The uncomfortable question for Tottenham and their manager: What is Jose Mourinho for?
“He’s a specialist in failure,” Jose Mourinho said of Arsene Wenger in February 2014.
In seven years since, Mourinho has won fewer trophies than Wenger – if, as the Tottenham Hotspur manager likes to, you count the Community Shield – and his old adversary left the dugout three seasons ago.
For a coach who has defined himself by winning, these must be frightening times.
It isn’t just the success that has dried up for Mourinho, the essence of his best teams seems a distant memory.
Porto punched way above their weight. Inter Milan were never-say-die. They made the most of their talents and then some by refusing to accept defeat.
Mourinho’s teams increasingly resemble the opposite of those qualities.
Spurs seem to be less than the sum of their parts, as his Manchester United also did, and they are chronically feeble.
They have given up 18 points from winning positions in the Premier League this season, second only to Brighton, to go with a shocking Europa League capitulation at Dinamo Zagreb.

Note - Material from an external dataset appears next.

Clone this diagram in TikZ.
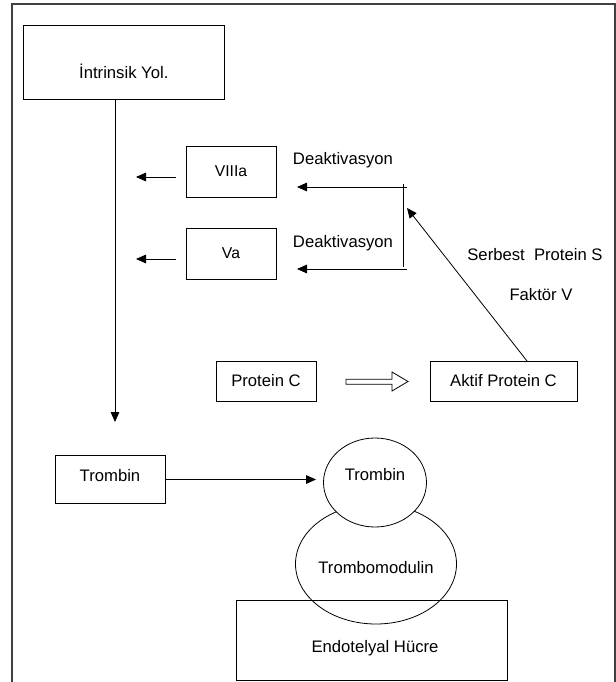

It has begun to feel like Mourinho won’t be at Spurs next season whatever happens now.
They have a chance to win a first trophy for 13 years in the EFL Cup final later this month, but even that wouldn’t mask this team’s direction of travel.

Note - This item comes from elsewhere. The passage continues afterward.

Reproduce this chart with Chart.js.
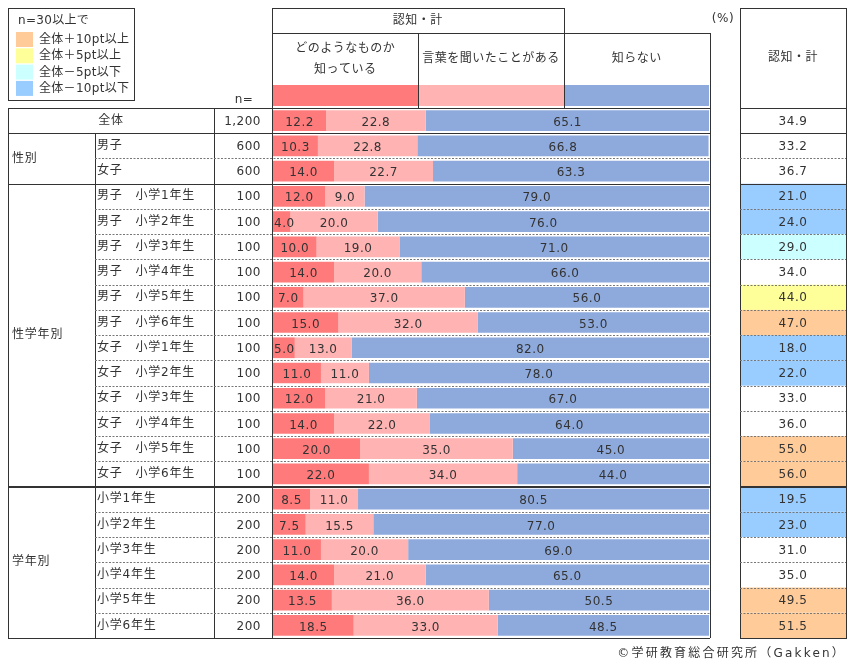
<!DOCTYPE html>
<html lang="ja">
<head>
<meta charset="utf-8">
<title>認知・計</title>
<script src="https://cdn.jsdelivr.net/npm/chart.js@4.4.1/dist/chart.umd.min.js"></script>
<style>
html, body { margin: 0; padding: 0; background: #fff; }
#wrap { position: relative; width: 855px; height: 668px; }
canvas { display: block; }
</style>
</head>
<body>
<div id="wrap"><canvas id="myChart" width="855" height="668"></canvas></div>
<script>
// data
var groups = ['全体', '性別', '性学年別', '学年別'];
var groupSizes = [1, 2, 12, 6];
var rowLabels = ['全体', '男子', '女子',
    '男子　小学1年生', '男子　小学2年生', '男子　小学3年生', '男子　小学4年生', '男子　小学5年生', '男子　小学6年生',
    '女子　小学1年生', '女子　小学2年生', '女子　小学3年生', '女子　小学4年生', '女子　小学5年生', '女子　小学6年生',
    '小学1年生', '小学2年生', '小学3年生', '小学4年生', '小学5年生', '小学6年生'];
var nValues = ['1,200', '600', '600',
    '100', '100', '100', '100', '100', '100', '100', '100', '100', '100', '100', '100',
    '200', '200', '200', '200', '200', '200'];
var knowWell = [12.2, 10.3, 14.0, 12.0, 4.0, 10.0, 14.0, 7.0, 15.0, 5.0, 11.0, 12.0, 14.0, 20.0, 22.0, 8.5, 7.5, 11.0, 14.0, 13.5, 18.5];
var heardOf = [22.8, 22.8, 22.7, 9.0, 20.0, 19.0, 20.0, 37.0, 32.0, 13.0, 11.0, 21.0, 22.0, 35.0, 34.0, 11.0, 15.5, 20.0, 21.0, 36.0, 33.0];
var unknown = [65.1, 66.8, 63.3, 79.0, 76.0, 71.0, 66.0, 56.0, 53.0, 82.0, 78.0, 67.0, 64.0, 45.0, 44.0, 80.5, 77.0, 69.0, 65.0, 50.5, 48.5];
var awareTotal = [34.9, 33.2, 36.7, 21.0, 24.0, 29.0, 34.0, 44.0, 47.0, 18.0, 22.0, 33.0, 36.0, 55.0, 56.0, 19.5, 23.0, 31.0, 35.0, 49.5, 51.5];
var seriesNames = [['どのようなものか', '知っている'], ['言葉を聞いたことがある'], ['知らない']];
var legendLabels = ['全体＋10pt以上', '全体＋5pt以上', '全体－5pt以下', '全体－10pt以下'];

var seriesColors = ['#ff7b7b', '#ffb3b3', '#8eaadc'];
var markColors = ['#ffcc99', '#ffff99', '#ccffff', '#99ccff'];
var FONT = '"DejaVu Sans", "Noto Sans CJK JP", sans-serif';
var INK = '#333';

function markColor(v) {
    var d = v - awareTotal[0];
    if (d >= 10) return markColors[0];
    if (d >= 5) return markColors[1];
    if (d <= -10) return markColors[3];
    if (d <= -5) return markColors[2];
    return null;
}

function text(ctx, s, x, y, align, spacing) {
    ctx.font = '12px ' + FONT;
    ctx.letterSpacing = (spacing || 0) + 'px';
    ctx.fillStyle = INK;
    ctx.textAlign = align || 'left';
    ctx.textBaseline = 'middle';
    ctx.fillText(s, x, y);
}

function hline(ctx, x1, x2, y, dashed, w) {
    ctx.save();
    ctx.lineWidth = w || 1;
    ctx.strokeStyle = dashed ? '#777' : '#333';
    ctx.setLineDash(dashed ? [2, 1.5] : []);
    var yy = w === 2 ? Math.round(y) : Math.round(y) + 0.5;
    ctx.beginPath();
    ctx.moveTo(x1, yy);
    ctx.lineTo(x2, yy);
    ctx.stroke();
    ctx.restore();
}

function vline(ctx, x, y1, y2) {
    ctx.save();
    ctx.lineWidth = 1;
    ctx.strokeStyle = '#333';
    ctx.beginPath();
    ctx.moveTo(Math.round(x) + 0.5, y1);
    ctx.lineTo(Math.round(x) + 0.5, y2);
    ctx.stroke();
    ctx.restore();
}

var colGroup = 8, colSub = 95, colN = 214, totL = 740, totR = 846;

var tablePlugin = {
    id: 'table',
    beforeDatasetsDraw: function (chart) {
        var ctx = chart.ctx, x = chart.scales.x, y = chart.scales.y;
        var h = y.getPixelForValue(1) - y.getPixelForValue(0);
        ctx.save();
        // header key bar
        for (var s = 0; s < 3; s++) {
            var a = x.getPixelForValue(100 * s / 3), b = x.getPixelForValue(100 * (s + 1) / 3);
            ctx.fillStyle = seriesColors[s];
            ctx.fillRect(a, 85, b - a, 21);
        }
        // highlighted total cells
        awareTotal.forEach(function (v, i) {
            var c = i > 0 ? markColor(v) : null;
            if (!c) return;
            ctx.fillStyle = c;
            var top = y.getPixelForValue(i) - h / 2;
            ctx.fillRect(totL, top, totR - totL, h);
        });
        ctx.restore();
    },
    afterDatasetsDraw: function (chart) {
        var ctx = chart.ctx;
        ctx.save();
        chart.data.datasets.forEach(function (ds, d) {
            chart.getDatasetMeta(d).data.forEach(function (el, i) {
                var w0 = Math.min(el.base, el.x), w1 = Math.max(el.base, el.x);
                var s = ds.data[i].toFixed(1);
                ctx.font = '12px ' + FONT;
                ctx.letterSpacing = '0.5px';
                var tw = ctx.measureText(s).width;
                var cx = Math.max((w0 + w1) / 2, w0 + tw / 2 + 1);
                text(ctx, s, cx, el.y + 2, 'center', 0.5);
            });
        });
        ctx.restore();
    },
    afterDraw: function (chart) {
        var ctx = chart.ctx, x = chart.scales.x, y = chart.scales.y;
        var area = chart.chartArea;
        var h = y.getPixelForValue(1) - y.getPixelForValue(0);
        var edge = function (i) { return y.getPixelForValue(0) - h / 2 + i * h; };
        var top = edge(0), bottom = edge(rowLabels.length);
        var cL = area.left - 1, cR = area.right + 1;
        var x1 = x.getPixelForValue(100 / 3), x2 = x.getPixelForValue(200 / 3);
        ctx.save();

        // top-left legend box
        ctx.strokeStyle = '#333';
        ctx.lineWidth = 1;
        ctx.strokeRect(8.5, 8.5, 126, 92);
        text(ctx, 'n=30以上で', 18, 21, 'left', 0.3);
        legendLabels.forEach(function (l, k) {
            ctx.fillStyle = markColors[k];
            ctx.fillRect(16, 32 + k * 16.3, 17, 15);
            text(ctx, l, 39, 40 + k * 16.3, 'left', 0.3);
        });

        // column header
        ctx.strokeRect(Math.round(cL) + 0.5, 8.5, Math.round(x2) - Math.round(cL), 25);
        text(ctx, '認知・計', (cL + x2) / 2, 21, 'center', 0.5);
        hline(ctx, cL, cR, 33);
        vline(ctx, x1, 33, top);
        vline(ctx, x2, 33, top);
        vline(ctx, cR, 33, bottom);
        var hx = [(cL + x1) / 2, (x1 + x2) / 2, (x2 + cR) / 2];
        seriesNames.forEach(function (lines, s) {
            lines.forEach(function (l, k) {
                var yy = 59 + (k - (lines.length - 1) / 2) * 21;
                text(ctx, l, hx[s], yy, 'center', 0.5);
            });
        });
        text(ctx, '(%)', 723, 19, 'center', 0.5);
        text(ctx, 'n=', 244, 100, 'center', 0.5);

        // right total column
        ctx.strokeRect(totL + 0.5, 8.5, totR - totL, Math.round(bottom) - 8);
        text(ctx, '認知・計', (totL + totR) / 2, 58, 'center', 0.5);
        awareTotal.forEach(function (v, i) {
            text(ctx, v.toFixed(1), (totL + totR) / 2, y.getPixelForValue(i) + 1, 'center', 0.6);
        });

        // table frame
        vline(ctx, colGroup, top, bottom);
        vline(ctx, colN, top, bottom);
        vline(ctx, cL, 8, bottom);
        vline(ctx, colSub, edge(1), bottom);
        hline(ctx, colGroup, cR, top);
        hline(ctx, totL, totR, top);
        hline(ctx, colGroup, cR, bottom);

        var start = 0;
        groupSizes.forEach(function (size, g) {
            if (g > 0) {
                var w = g === groupSizes.length - 1 ? 2 : 1;
                hline(ctx, colGroup, cR, edge(start), false, w);
                hline(ctx, totL, totR, edge(start), false, w);
            }
            for (var r = 1; r < size; r++) {
                hline(ctx, colSub, cR, edge(start + r), true);
                hline(ctx, totL, totR, edge(start + r), true);
            }
            var mid = (edge(start) + edge(start + size)) / 2;
            if (size === 1) {
                text(ctx, groups[g], (colGroup + colN) / 2, mid, 'center', 0.8);
            } else {
                text(ctx, groups[g], 12, mid, 'left', 0.8);
                for (var j = 0; j < size; j++) {
                    text(ctx, rowLabels[start + j], 97, y.getPixelForValue(start + j), 'left', 0.8);
                }
            }
            start += size;
        });
        nValues.forEach(function (n, i) {
            text(ctx, n, 261, y.getPixelForValue(i) + 1, 'right', 0.5);
        });

        text(ctx, '©学研教育総合研究所（Gakken）', 846, 654, 'right', 2.2);
        ctx.restore();
    }
};

var ctx = document.getElementById('myChart').getContext('2d');
var myChart = new Chart(ctx, {
    type: 'bar',
    data: {
        labels: rowLabels,
        datasets: [
            { label: seriesNames[0].join(''), data: knowWell, backgroundColor: seriesColors[0] },
            { label: seriesNames[1].join(''), data: heardOf, backgroundColor: seriesColors[1] },
            { label: seriesNames[2].join(''), data: unknown, backgroundColor: seriesColors[2] }
        ]
    },
    options: {
        indexAxis: 'y',
        responsive: false,
        animation: false,
        barPercentage: 0.82,
        categoryPercentage: 1,
        layout: { padding: { left: 273, right: 146, top: 108, bottom: 30 } },
        scales: {
            x: { stacked: true, min: 0, max: 100, display: false },
            y: { stacked: true, display: false }
        },
        plugins: {
            legend: { display: false },
            tooltip: { enabled: false }
        }
    },
    plugins: [tablePlugin]
});
</script>
</body>
</html>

Champions League qualification looks less and less likely, and the toxic cloud that heralded the end of his most recent jobs, at United and Chelsea, looks to have descended.
Loyal servant Harry Kane is rumoured to be disillusioned, while even a club employee noted after Sunday’s surrender to United that Son Heung-Min had never looked so low.

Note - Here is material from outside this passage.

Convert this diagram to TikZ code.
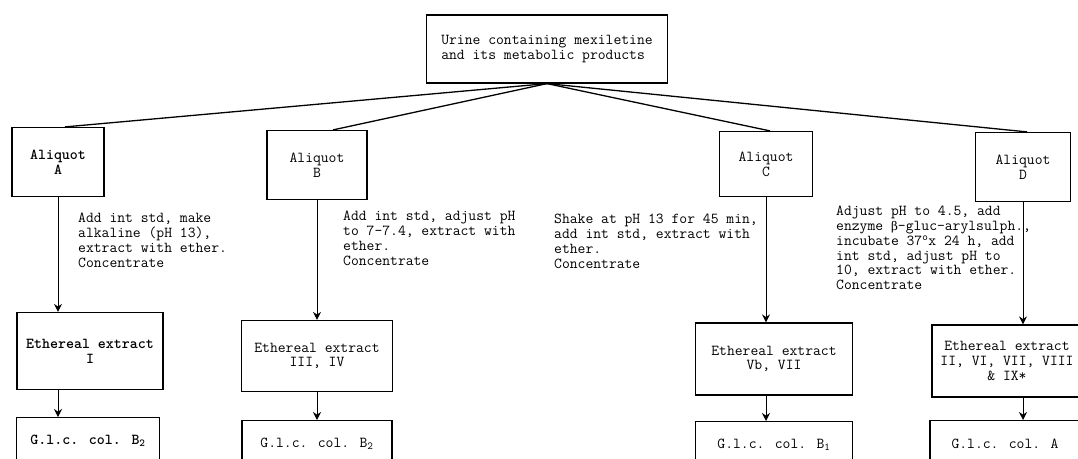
\documentclass[tikz,border=0pt]{standalone}
\usepackage{fontspec}
\newfontfamily\greekup{DejaVu Serif}
\usetikzlibrary{positioning, arrows.meta}

\begin{document}
\begin{tikzpicture}[
  x=1pt, y=-1pt,
  every node/.style={font=\ttfamily\fontsize{15.2}{14.8}\selectfont},
  box/.style={rectangle, draw, line width=1.2pt, align=center,
              inner sep=2pt},
  aliq/.style={box, minimum width=94pt, minimum height=69pt},
  ether/.style={box, minimum width=150pt, minimum height=74pt},
  glc/.style={box, anchor=north, minimum width=148pt,
              minimum height=46pt},
  heavy/.style={font=\ttfamily\bfseries\fontsize{15.2}{14.8}\selectfont},
  note/.style={anchor=north west, align=left, inner sep=0pt},
  link/.style={line width=1.3pt},
  arr/.style={-{Stealth[length=8pt,width=8pt]}, line width=1pt}
]
\useasboundingbox (0,0) rectangle (1078,458);
\clip (0,0) rectangle (1078,458);

\node[box, align=left, minimum width=241pt, minimum height=68pt]
  (urine) at (547,49) {Urine containing mexiletine\\and its metabolic products};

\node[aliq, heavy, minimum width=92pt] (aqA) at (58,162) {Aliquot\\A};
\node[aliq, minimum width=100pt] (aqB) at (317,165) {Aliquot\\B};
\node[aliq, minimum width=93pt, minimum height=65pt] (aqC) at (766,164) {Aliquot\\C};
\node[aliq, minimum width=95pt] (aqD) at (1023,167) {Aliquot\\D};

\node[note] (nA) at (78,213) {Add int std, make\\alkaline (pH 13),\\extract with ether.\\Concentrate};
\node[note] (nB) at (343,211) {Add int std, adjust pH\\to 7-7.4, extract with\\ether.\\Concentrate};
\node[note] (nC) at (554,214) {Shake at pH 13 for 45 min,\\add int std, extract with\\ether.\\Concentrate};
\node[note] (nD) at (836,206)
  {Adjust pH to 4.5, add\\enzyme {\greekup\fontsize{12}{14}\selectfont β}-gluc-arylsulph.,\\incubate 37\textsuperscript{o}x 24 h, add\\int std, adjust pH to\\10, extract with ether.\\Concentrate};

\node[ether, heavy, minimum width=146pt, minimum height=77pt] (exA) at (90,351) {Ethereal extract\\I};
\node[ether, minimum width=151pt, minimum height=71pt] (exB) at (317,356) {Ethereal extract\\III, IV};
\node[ether, minimum width=157pt, minimum height=72pt] (exC) at (774,359) {Ethereal extract\\Vb, VII};
\node[ether, minimum width=150pt, minimum height=72pt] (exD) at (1007,361) {Ethereal extract\\II, VI, VII, VIII\\\& IX*};

\node[glc, heavy, minimum width=143pt] (glcA) at (88,417) {G.l.c. col. B\textsubscript{2}};
\node[glc, minimum width=150pt] (glcB) at (317,420) {G.l.c. col. B\textsubscript{2}};
\node[glc, minimum width=157pt] (glcC) at (774,421) {G.l.c. col. B\textsubscript{1}};
\node[glc, minimum width=150pt] (glcD) at (1005,420) {G.l.c. col. A};

% from the urine sample to each aliquot
\draw[link] (urine.south) -- ([xshift=7pt]aqA.north);
\draw[link] (urine.south) -- ([xshift=16pt]aqB.north);
\draw[link] (urine.south) -- ([xshift=4pt]aqC.north);
\draw[link] (urine.south) -- ([xshift=4pt]aqD.north);

\draw[arr] (aqA.south) -- (aqA.south |- exA.north);
\draw[arr] (aqB.south) -- (aqB.south |- exB.north);
\draw[arr] (aqC.south) -- (aqC.south |- exC.north);
\draw[arr] (aqD.south) -- (aqD.south |- exD.north);

\draw[arr] (exA.south -| aqA) -- (glcA.north -| aqA);
\draw[arr] (exB.south -| aqB) -- (glcB.north -| aqB);
\draw[arr] (exC.south -| aqC) -- (glcC.north -| aqC);
\draw[arr] (exD.south -| aqD) -- (glcD.north -| aqD);
\end{tikzpicture}
\end{document}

Have players stopped listening to Mourinho?
Mourinho’s explanation, as it often was at United, is that his players aren’t good enough.
Perhaps there is some truth in the suggestion that Spurs have suffered from under-investment in the squad compared to their rivals for a top-four place.
Toby Alderweireld and Hugo Lloris have regressed, Dele Alli deemed disposable.
But where are the players in the squad who Mourinho has improved? Is it just Tanguy Ndombele?
Where is the esprit de corps so obvious in his Porto, early Chelsea and Inter teams?
Have players stopped listening to a man whose last Champions League triumph came when they were still teenagers, and has won just one league title since?
A few months out from his 60th year, Mourinho has some big questions to wrestle with.
What is he for? What is he good at?
Because it no longer seems to be creating a band-of-brothers mentality, nor improving players, nor being hard to beat or winning the biggest trophies.
While Tottenham face a period of soul-searching over the future of a man contracted for another two years on a reported salary of £15m, so does Mourinho himself.